Problem statement ::
Reproduce the listing below in full and without alteration, apart from its pictures.

Supplied information ::

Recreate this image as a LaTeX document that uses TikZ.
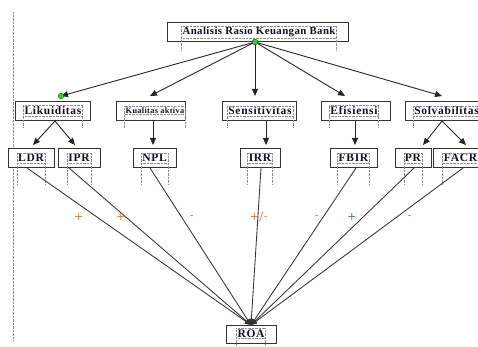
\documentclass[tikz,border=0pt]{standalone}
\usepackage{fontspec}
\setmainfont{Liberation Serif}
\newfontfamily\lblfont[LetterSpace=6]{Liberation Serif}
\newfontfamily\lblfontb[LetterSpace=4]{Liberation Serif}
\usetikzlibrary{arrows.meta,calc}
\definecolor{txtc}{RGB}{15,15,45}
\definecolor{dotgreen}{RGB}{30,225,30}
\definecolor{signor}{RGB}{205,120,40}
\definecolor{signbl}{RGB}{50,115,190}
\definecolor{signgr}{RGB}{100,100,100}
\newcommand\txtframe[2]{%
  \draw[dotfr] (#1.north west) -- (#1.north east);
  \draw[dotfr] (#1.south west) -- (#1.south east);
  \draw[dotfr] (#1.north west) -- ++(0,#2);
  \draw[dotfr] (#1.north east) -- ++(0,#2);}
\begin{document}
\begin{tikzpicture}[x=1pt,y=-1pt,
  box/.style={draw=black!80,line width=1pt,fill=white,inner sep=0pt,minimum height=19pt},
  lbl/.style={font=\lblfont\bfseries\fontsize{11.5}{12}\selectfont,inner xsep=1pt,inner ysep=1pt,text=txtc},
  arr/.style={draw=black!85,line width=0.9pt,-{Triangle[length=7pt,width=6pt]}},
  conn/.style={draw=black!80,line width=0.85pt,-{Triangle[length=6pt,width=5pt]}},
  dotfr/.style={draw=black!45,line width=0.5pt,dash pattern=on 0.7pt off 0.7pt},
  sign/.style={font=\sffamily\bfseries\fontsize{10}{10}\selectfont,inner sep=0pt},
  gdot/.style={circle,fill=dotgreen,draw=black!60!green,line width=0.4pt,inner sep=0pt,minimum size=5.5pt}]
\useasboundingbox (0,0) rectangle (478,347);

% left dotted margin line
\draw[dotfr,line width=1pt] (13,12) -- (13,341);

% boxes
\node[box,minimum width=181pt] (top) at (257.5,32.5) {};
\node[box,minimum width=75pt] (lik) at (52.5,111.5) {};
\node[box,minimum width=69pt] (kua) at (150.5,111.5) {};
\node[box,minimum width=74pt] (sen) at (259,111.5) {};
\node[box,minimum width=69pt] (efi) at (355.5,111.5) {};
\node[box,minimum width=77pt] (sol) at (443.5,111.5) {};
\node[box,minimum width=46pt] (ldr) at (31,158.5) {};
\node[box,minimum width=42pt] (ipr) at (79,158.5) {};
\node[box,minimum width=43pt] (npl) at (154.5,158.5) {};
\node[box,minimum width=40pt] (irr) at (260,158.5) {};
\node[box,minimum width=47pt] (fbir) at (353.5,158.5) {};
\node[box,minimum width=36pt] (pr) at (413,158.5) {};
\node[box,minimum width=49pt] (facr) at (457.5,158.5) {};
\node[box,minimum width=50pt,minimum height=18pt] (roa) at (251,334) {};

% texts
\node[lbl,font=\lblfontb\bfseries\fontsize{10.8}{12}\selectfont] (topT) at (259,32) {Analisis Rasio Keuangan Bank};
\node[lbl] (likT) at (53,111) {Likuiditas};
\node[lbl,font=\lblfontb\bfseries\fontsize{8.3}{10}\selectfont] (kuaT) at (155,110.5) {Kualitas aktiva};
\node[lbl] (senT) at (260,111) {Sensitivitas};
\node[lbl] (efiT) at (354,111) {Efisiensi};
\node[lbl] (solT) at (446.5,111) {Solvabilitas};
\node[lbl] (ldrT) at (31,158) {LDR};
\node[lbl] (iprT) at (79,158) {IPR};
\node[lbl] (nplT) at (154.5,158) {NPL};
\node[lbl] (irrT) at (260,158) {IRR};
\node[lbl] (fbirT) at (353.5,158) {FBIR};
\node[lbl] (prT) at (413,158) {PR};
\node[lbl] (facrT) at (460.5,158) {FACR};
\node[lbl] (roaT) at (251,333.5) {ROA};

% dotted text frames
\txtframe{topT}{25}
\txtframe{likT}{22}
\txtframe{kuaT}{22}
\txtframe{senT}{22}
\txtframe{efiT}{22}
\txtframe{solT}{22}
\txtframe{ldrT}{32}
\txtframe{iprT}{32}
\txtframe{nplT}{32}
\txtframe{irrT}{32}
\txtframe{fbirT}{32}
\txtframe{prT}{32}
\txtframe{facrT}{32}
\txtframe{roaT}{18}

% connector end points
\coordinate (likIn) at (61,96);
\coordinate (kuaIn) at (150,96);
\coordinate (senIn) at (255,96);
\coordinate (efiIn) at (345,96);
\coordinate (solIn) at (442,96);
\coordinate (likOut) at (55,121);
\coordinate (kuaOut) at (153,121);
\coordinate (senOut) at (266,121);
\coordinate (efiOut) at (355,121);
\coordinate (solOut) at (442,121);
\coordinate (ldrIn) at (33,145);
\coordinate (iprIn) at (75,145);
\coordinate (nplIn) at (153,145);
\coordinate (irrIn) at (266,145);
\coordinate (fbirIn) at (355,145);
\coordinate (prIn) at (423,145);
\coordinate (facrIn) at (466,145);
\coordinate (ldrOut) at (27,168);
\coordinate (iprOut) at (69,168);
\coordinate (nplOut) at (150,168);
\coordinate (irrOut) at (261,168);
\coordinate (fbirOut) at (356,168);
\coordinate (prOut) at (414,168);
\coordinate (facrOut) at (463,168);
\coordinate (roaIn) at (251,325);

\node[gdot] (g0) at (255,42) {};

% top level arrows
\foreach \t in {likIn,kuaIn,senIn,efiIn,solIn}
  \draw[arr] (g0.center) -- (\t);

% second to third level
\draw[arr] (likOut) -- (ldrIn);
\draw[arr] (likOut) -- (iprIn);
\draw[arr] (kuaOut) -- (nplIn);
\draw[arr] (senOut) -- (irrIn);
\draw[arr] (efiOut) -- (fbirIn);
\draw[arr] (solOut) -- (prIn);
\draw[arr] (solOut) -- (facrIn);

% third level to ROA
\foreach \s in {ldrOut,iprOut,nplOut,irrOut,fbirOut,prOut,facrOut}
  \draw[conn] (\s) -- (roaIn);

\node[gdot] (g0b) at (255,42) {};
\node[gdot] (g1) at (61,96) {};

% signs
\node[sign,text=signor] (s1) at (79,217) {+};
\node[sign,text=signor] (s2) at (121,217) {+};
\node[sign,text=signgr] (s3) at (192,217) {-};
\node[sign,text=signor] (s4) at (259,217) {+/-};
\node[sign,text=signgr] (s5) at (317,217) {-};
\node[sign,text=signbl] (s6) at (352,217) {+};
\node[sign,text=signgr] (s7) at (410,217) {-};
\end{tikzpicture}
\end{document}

Reply ::
Recreate this image as a LaTeX document that uses TikZ.
\documentclass[tikz,border=0pt]{standalone}
\usepackage{fontspec}
\setmainfont{Liberation Serif}
\newfontfamily\lblfont[LetterSpace=6]{Liberation Serif}
\newfontfamily\lblfontb[LetterSpace=4]{Liberation Serif}
\usetikzlibrary{arrows.meta,calc}
\definecolor{txtc}{RGB}{15,15,45}
\definecolor{dotgreen}{RGB}{30,225,30}
\definecolor{signor}{RGB}{205,120,40}
\definecolor{signbl}{RGB}{50,115,190}
\definecolor{signgr}{RGB}{100,100,100}
\newcommand\txtframe[2]{%
  \draw[dotfr] (#1.north west) -- (#1.north east);
  \draw[dotfr] (#1.south west) -- (#1.south east);
  \draw[dotfr] (#1.north west) -- ++(0,#2);
  \draw[dotfr] (#1.north east) -- ++(0,#2);}
\begin{document}
\begin{tikzpicture}[x=1pt,y=-1pt,
  box/.style={draw=black!80,line width=1pt,fill=white,inner sep=0pt,minimum height=19pt},
  lbl/.style={font=\lblfont\bfseries\fontsize{11.5}{12}\selectfont,inner xsep=1pt,inner ysep=1pt,text=txtc},
  arr/.style={draw=black!85,line width=0.9pt,-{Triangle[length=7pt,width=6pt]}},
  conn/.style={draw=black!80,line width=0.85pt,-{Triangle[length=6pt,width=5pt]}},
  dotfr/.style={draw=black!45,line width=0.5pt,dash pattern=on 0.7pt off 0.7pt},
  sign/.style={font=\sffamily\bfseries\fontsize{10}{10}\selectfont,inner sep=0pt},
  gdot/.style={circle,fill=dotgreen,draw=black!60!green,line width=0.4pt,inner sep=0pt,minimum size=5.5pt}]
\useasboundingbox (0,0) rectangle (478,347);

% left dotted margin line
\draw[dotfr,line width=1pt] (13,12) -- (13,341);

% boxes
\node[box,minimum width=181pt] (top) at (257.5,32.5) {};
\node[box,minimum width=75pt] (lik) at (52.5,111.5) {};
\node[box,minimum width=69pt] (kua) at (150.5,111.5) {};
\node[box,minimum width=74pt] (sen) at (259,111.5) {};
\node[box,minimum width=69pt] (efi) at (355.5,111.5) {};
\node[box,minimum width=77pt] (sol) at (443.5,111.5) {};
\node[box,minimum width=46pt] (ldr) at (31,158.5) {};
\node[box,minimum width=42pt] (ipr) at (79,158.5) {};
\node[box,minimum width=43pt] (npl) at (154.5,158.5) {};
\node[box,minimum width=40pt] (irr) at (260,158.5) {};
\node[box,minimum width=47pt] (fbir) at (353.5,158.5) {};
\node[box,minimum width=36pt] (pr) at (413,158.5) {};
\node[box,minimum width=49pt] (facr) at (457.5,158.5) {};
\node[box,minimum width=50pt,minimum height=18pt] (roa) at (251,334) {};

% texts
\node[lbl,font=\lblfontb\bfseries\fontsize{10.8}{12}\selectfont] (topT) at (259,32) {Analisis Rasio Keuangan Bank};
\node[lbl] (likT) at (53,111) {Likuiditas};
\node[lbl,font=\lblfontb\bfseries\fontsize{8.3}{10}\selectfont] (kuaT) at (155,110.5) {Kualitas aktiva};
\node[lbl] (senT) at (260,111) {Sensitivitas};
\node[lbl] (efiT) at (354,111) {Efisiensi};
\node[lbl] (solT) at (446.5,111) {Solvabilitas};
\node[lbl] (ldrT) at (31,158) {LDR};
\node[lbl] (iprT) at (79,158) {IPR};
\node[lbl] (nplT) at (154.5,158) {NPL};
\node[lbl] (irrT) at (260,158) {IRR};
\node[lbl] (fbirT) at (353.5,158) {FBIR};
\node[lbl] (prT) at (413,158) {PR};
\node[lbl] (facrT) at (460.5,158) {FACR};
\node[lbl] (roaT) at (251,333.5) {ROA};

% dotted text frames
\txtframe{topT}{25}
\txtframe{likT}{22}
\txtframe{kuaT}{22}
\txtframe{senT}{22}
\txtframe{efiT}{22}
\txtframe{solT}{22}
\txtframe{ldrT}{32}
\txtframe{iprT}{32}
\txtframe{nplT}{32}
\txtframe{irrT}{32}
\txtframe{fbirT}{32}
\txtframe{prT}{32}
\txtframe{facrT}{32}
\txtframe{roaT}{18}

% connector end points
\coordinate (likIn) at (61,96);
\coordinate (kuaIn) at (150,96);
\coordinate (senIn) at (255,96);
\coordinate (efiIn) at (345,96);
\coordinate (solIn) at (442,96);
\coordinate (likOut) at (55,121);
\coordinate (kuaOut) at (153,121);
\coordinate (senOut) at (266,121);
\coordinate (efiOut) at (355,121);
\coordinate (solOut) at (442,121);
\coordinate (ldrIn) at (33,145);
\coordinate (iprIn) at (75,145);
\coordinate (nplIn) at (153,145);
\coordinate (irrIn) at (266,145);
\coordinate (fbirIn) at (355,145);
\coordinate (prIn) at (423,145);
\coordinate (facrIn) at (466,145);
\coordinate (ldrOut) at (27,168);
\coordinate (iprOut) at (69,168);
\coordinate (nplOut) at (150,168);
\coordinate (irrOut) at (261,168);
\coordinate (fbirOut) at (356,168);
\coordinate (prOut) at (414,168);
\coordinate (facrOut) at (463,168);
\coordinate (roaIn) at (251,325);

\node[gdot] (g0) at (255,42) {};

% top level arrows
\foreach \t in {likIn,kuaIn,senIn,efiIn,solIn}
  \draw[arr] (g0.center) -- (\t);

% second to third level
\draw[arr] (likOut) -- (ldrIn);
\draw[arr] (likOut) -- (iprIn);
\draw[arr] (kuaOut) -- (nplIn);
\draw[arr] (senOut) -- (irrIn);
\draw[arr] (efiOut) -- (fbirIn);
\draw[arr] (solOut) -- (prIn);
\draw[arr] (solOut) -- (facrIn);

% third level to ROA
\foreach \s in {ldrOut,iprOut,nplOut,irrOut,fbirOut,prOut,facrOut}
  \draw[conn] (\s) -- (roaIn);

\node[gdot] (g0b) at (255,42) {};
\node[gdot] (g1) at (61,96) {};

% signs
\node[sign,text=signor] (s1) at (79,217) {+};
\node[sign,text=signor] (s2) at (121,217) {+};
\node[sign,text=signgr] (s3) at (192,217) {-};
\node[sign,text=signor] (s4) at (259,217) {+/-};
\node[sign,text=signgr] (s5) at (317,217) {-};
\node[sign,text=signbl] (s6) at (352,217) {+};
\node[sign,text=signgr] (s7) at (410,217) {-};
\end{tikzpicture}
\end{document}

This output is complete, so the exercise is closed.